Juni 2014 |
140610 |
ENERGIE-CHRONIK |
Die Bundesregierung will "grundsätzlich" keine neuen Kredithilfen für die Errichtung von Kernkraftwerken im Ausland mehr gewähren. Die Exporteure von Nukleartechnik und die beteiligten Banken können die sogenannten Hermes-Bürgschaften nur noch in Ausnahmefällen in Anspruch nehmen. Wie das Bundeswirtschaftsministerium am 12. Juni mitteilte, gehören dazu solche "Lieferungen und Leistungen, die die Sicherheit bestehender Nuklearanlagen erhöhen oder der Stillegung, dem Rückbau sowie der Entsorgung von Nuklearanlagen dienen". Zulässig bleiben ferner staatliche Exportkreditgarantien für Forschungsreaktoren oder nuklearmedizinische Anlagen.
Bundeswirtschaftsminister Sigmar Gabriel (SPD) begründete die von ihm angestoßene Entscheidung mit den nicht beherrschbaren Risiken der Kernenergie, die Deutschland veranlaßt hätten, sich von ihr zu verabschieden: "Diese Risiken bestehen im Ausland gleichermaßen. Deshalb ist es folgerichtig, daß wir Kernkraftwerke im Ausland künftig nicht mehr durch Hermesdeckungen fördern."
Bisher sahen – trotz des im Inland beschlossenen Atomausstiegs – alle Bundesregierungen dies anders. Zuletzt hatte die schwarz-gelbe Koalition im März vorigen Jahres im Bundestag zwei Anträge zurückgewiesen, in denen Abgeordnete der SPD sowie Abgeordnete der Linken und der Grünen die Beendigung der Kredithilfen für das brasilianische Kernkraftwerk Angra 3 verlangt hatten (120510). Die Union begründete ihre Ablehnung damit, daß die Hermesbürgschaften kein politisches Lenkungsinstrument seien, sondern in erster Linie der Unterstützung des deutschen Exports zu dienen hätten. Die FDP argumentierte außerdem, daß Deutschland anderen Ländern bei der Nutzung der Kernenergie nicht die eigene Sichtweise "aufzwingen" dürfe.

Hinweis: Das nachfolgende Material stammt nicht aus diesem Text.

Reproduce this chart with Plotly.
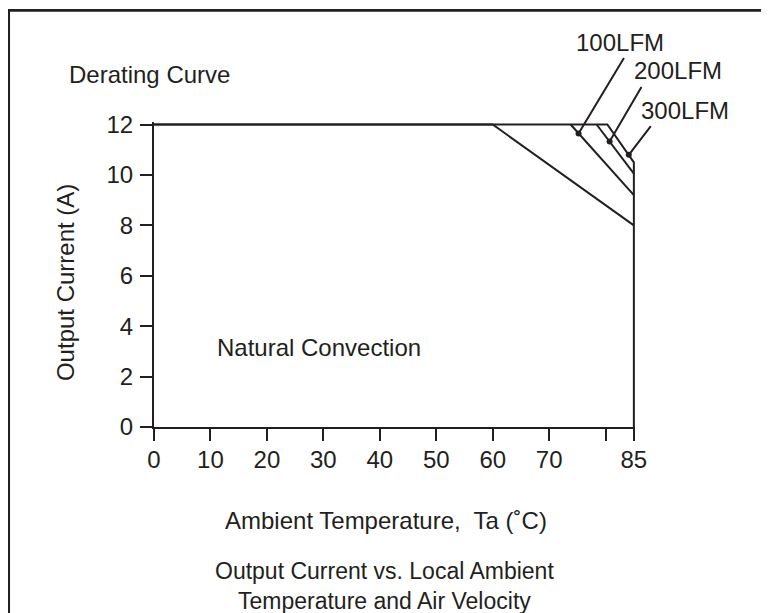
import plotly.graph_objects as go

# ---- data ----
nat_x = [0, 60, 85]
nat_y = [12, 12, 8]
lfm100_x = [73.8, 85]
lfm100_y = [12, 9.2]
lfm200_x = [78.4, 85]
lfm200_y = [12, 10.05]
lfm300_x = [0, 80.3, 85, 85]
lfm300_y = [12, 12, 10.5, 0]

label_names = ["100LFM", "200LFM", "300LFM"]
dot_x = [75.2, 80.7, 84.1]
dot_y = [11.64, 11.33, 10.8]
leader_x = [83.4, 86.5, 88.2]
leader_y = [14.7, 13.55, 12.0]

x_tickvals = [0, 10, 20, 30, 40, 50, 60, 70, 80, 85]
x_ticktext = ["0", "10", "20", "30", "40", "50", "60", "70", "", "85"]
y_tickvals = [0, 2, 4, 6, 8, 10, 12]

INK = "#231f20"
FONT = "Liberation Sans, Arial, sans-serif"
FS = 24

fig = go.Figure()
for xs, ys in [(nat_x, nat_y), (lfm100_x, lfm100_y), (lfm200_x, lfm200_y), (lfm300_x, lfm300_y)]:
    fig.add_trace(go.Scatter(x=xs, y=ys, mode="lines",
                             line=dict(color=INK, width=2), showlegend=False,
                             hoverinfo="skip"))
fig.add_trace(go.Scatter(x=dot_x, y=dot_y, mode="markers",
                         marker=dict(color=INK, size=6), showlegend=False,
                         cliponaxis=False, hoverinfo="skip"))

# label positions (paper coordinates)
label_pos = [(0.968, 1.261), (1.089, 1.168), (1.103, 1.039)]


def txt(text, x, y, xanchor="center", angle=0, size=FS):
    return dict(x=x, y=y, xref="paper", yref="paper", text=text, showarrow=False,
                xanchor=xanchor, yanchor="middle", textangle=angle,
                font=dict(family=FONT, size=size, color=INK))


annotations = []
for name, dx, dy, lx, ly, (px, py) in zip(label_names, dot_x, dot_y, leader_x, leader_y, label_pos):
    annotations.append(dict(x=dx, y=dy, ax=lx, ay=ly, xref="x", yref="y",
                            axref="x", ayref="y", showarrow=True, arrowhead=0,
                            arrowwidth=2, arrowcolor=INK, text=""))
    annotations.append(txt(name, px, py))

annotations += [
    txt("Derating Curve", -0.1815, 1.157, xanchor="left"),
    txt("Natural Convection", 0.343, 0.261),
    txt("Output Current (A)", -0.185, 0.472, angle=-90),
    txt("Ambient Temperature,  Ta (˚C)", 0.482, -0.305),
    txt("Output Current vs. Local Ambient<br>Temperature and Air Velocity",
        0.480, -0.521, size=23),
]

# outer frame (left and top edges)
shapes = [dict(type="path", xref="paper", yref="paper",
               path="M -0.302,-0.7 L -0.302,1.366 L 1.35,1.366",
               line=dict(color=INK, width=2.6))]

fig.update_layout(
    width=769, height=613,
    margin=dict(l=146, r=142, t=114, b=194),
    paper_bgcolor="white", plot_bgcolor="white",
    font=dict(family=FONT, size=FS, color=INK),
    annotations=annotations, shapes=shapes,
    xaxis=dict(range=[0, 85.2], tickvals=x_tickvals, ticktext=x_ticktext,
               ticks="outside", ticklen=12, tickwidth=2, tickcolor=INK,
               showline=True, linewidth=2, linecolor=INK, showgrid=False,
               zeroline=False, ticklabelstandoff=-2,
               tickfont=dict(family=FONT, size=FS, color=INK)),
    yaxis=dict(range=[0, 12.1], tickvals=y_tickvals,
               ticks="outside", ticklen=12, tickwidth=2, tickcolor=INK,
               showline=True, linewidth=2, linecolor=INK, showgrid=False,
               zeroline=False, ticklabelstandoff=2,
               tickfont=dict(family=FONT, size=FS, color=INK)),
)

fig.write_html("out.html")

Im Februar dieses Jahres hatten Abgeordnete der Grünen auch der neuen Bundesregierung aus Union und SPD die Frage gestellt, wie sie es mit dem deutsch-brasilianischen Atomabkommen und der staatlichen Förderung vom Atomexporten halte. In seiner Antwort kündigte das Bundeswirtschaftsministerium eine Überprüfung der Hermeskredite im Nuklearbereich an. Die Forderung nach einer Kündigung des deutsch-brasilianischen Atomabkommens wurde jedoch mit der Begründung abgelehnt, daß es so möglich sei, "einen Beitrag zur Verbesserung der Sicherheit von kerntechnischen Anlagen in Brasilien zu leisten". Die Bundesregierung habe keinen Anlaß, am ausschließlich friedlichen Charakter des brasilianischen Atomprogramms zu zweifeln. Mit Ausnahme des Irans, dem die Zusammenarbeit im Jahr 2007 gekündigt wurde, gelte dies auch für die zahlreichen anderen Abkommen mit Staaten über die Kooperation bei der friedlichen Nutzung der Kernenergie. Die umstrittene Kredithilfe für das erdbebengefährdete brasilianische Kernkraftwerk Angra 3 – die von der jetzigen Regierungspartei SPD kritisiert wurde, als sie noch in der Opposition war – habe sich inzwischen dadurch erledigt, daß der Antragsteller (Areva NP) den Antrag zurückgezogen habe.